##### Provided material #####
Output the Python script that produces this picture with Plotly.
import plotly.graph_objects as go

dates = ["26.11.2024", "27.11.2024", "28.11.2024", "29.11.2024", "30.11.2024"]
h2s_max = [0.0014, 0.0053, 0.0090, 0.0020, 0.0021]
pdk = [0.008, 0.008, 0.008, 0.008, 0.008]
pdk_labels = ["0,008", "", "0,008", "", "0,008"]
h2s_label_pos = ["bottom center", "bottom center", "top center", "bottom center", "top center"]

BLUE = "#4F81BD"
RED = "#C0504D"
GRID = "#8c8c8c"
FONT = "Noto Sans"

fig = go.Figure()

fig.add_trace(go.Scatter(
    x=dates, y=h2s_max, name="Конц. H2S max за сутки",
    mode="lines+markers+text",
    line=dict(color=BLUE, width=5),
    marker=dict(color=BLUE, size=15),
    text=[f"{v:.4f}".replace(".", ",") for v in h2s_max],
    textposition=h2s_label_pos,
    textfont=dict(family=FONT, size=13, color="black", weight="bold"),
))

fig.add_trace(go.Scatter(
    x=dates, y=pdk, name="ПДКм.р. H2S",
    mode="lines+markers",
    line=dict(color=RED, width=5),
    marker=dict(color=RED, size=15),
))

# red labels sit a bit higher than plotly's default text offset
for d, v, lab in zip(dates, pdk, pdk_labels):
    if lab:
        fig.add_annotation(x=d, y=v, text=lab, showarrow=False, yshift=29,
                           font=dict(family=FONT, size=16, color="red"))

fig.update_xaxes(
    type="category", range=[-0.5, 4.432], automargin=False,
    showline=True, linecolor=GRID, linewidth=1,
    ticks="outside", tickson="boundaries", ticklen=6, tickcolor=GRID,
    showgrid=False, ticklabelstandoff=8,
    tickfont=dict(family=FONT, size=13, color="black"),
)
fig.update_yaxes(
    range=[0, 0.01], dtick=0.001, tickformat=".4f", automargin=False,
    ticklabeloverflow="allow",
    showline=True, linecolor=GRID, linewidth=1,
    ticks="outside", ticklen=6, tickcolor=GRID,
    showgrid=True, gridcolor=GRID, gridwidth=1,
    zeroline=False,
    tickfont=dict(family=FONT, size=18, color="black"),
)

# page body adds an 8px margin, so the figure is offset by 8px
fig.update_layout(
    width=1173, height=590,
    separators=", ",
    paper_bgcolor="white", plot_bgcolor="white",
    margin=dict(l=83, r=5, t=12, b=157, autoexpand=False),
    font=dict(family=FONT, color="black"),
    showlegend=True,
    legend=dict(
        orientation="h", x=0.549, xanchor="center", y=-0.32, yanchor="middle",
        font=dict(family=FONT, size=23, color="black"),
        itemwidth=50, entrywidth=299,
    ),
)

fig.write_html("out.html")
#####
- Problem description -
Up to and including the line with "import plotly.graph_objects as go", repeat the data exactly, starting from its first line; nothing else belongs in the response.

- Result for this task -
Output the Python script that produces this picture with Plotly.
import plotly.graph_objects as go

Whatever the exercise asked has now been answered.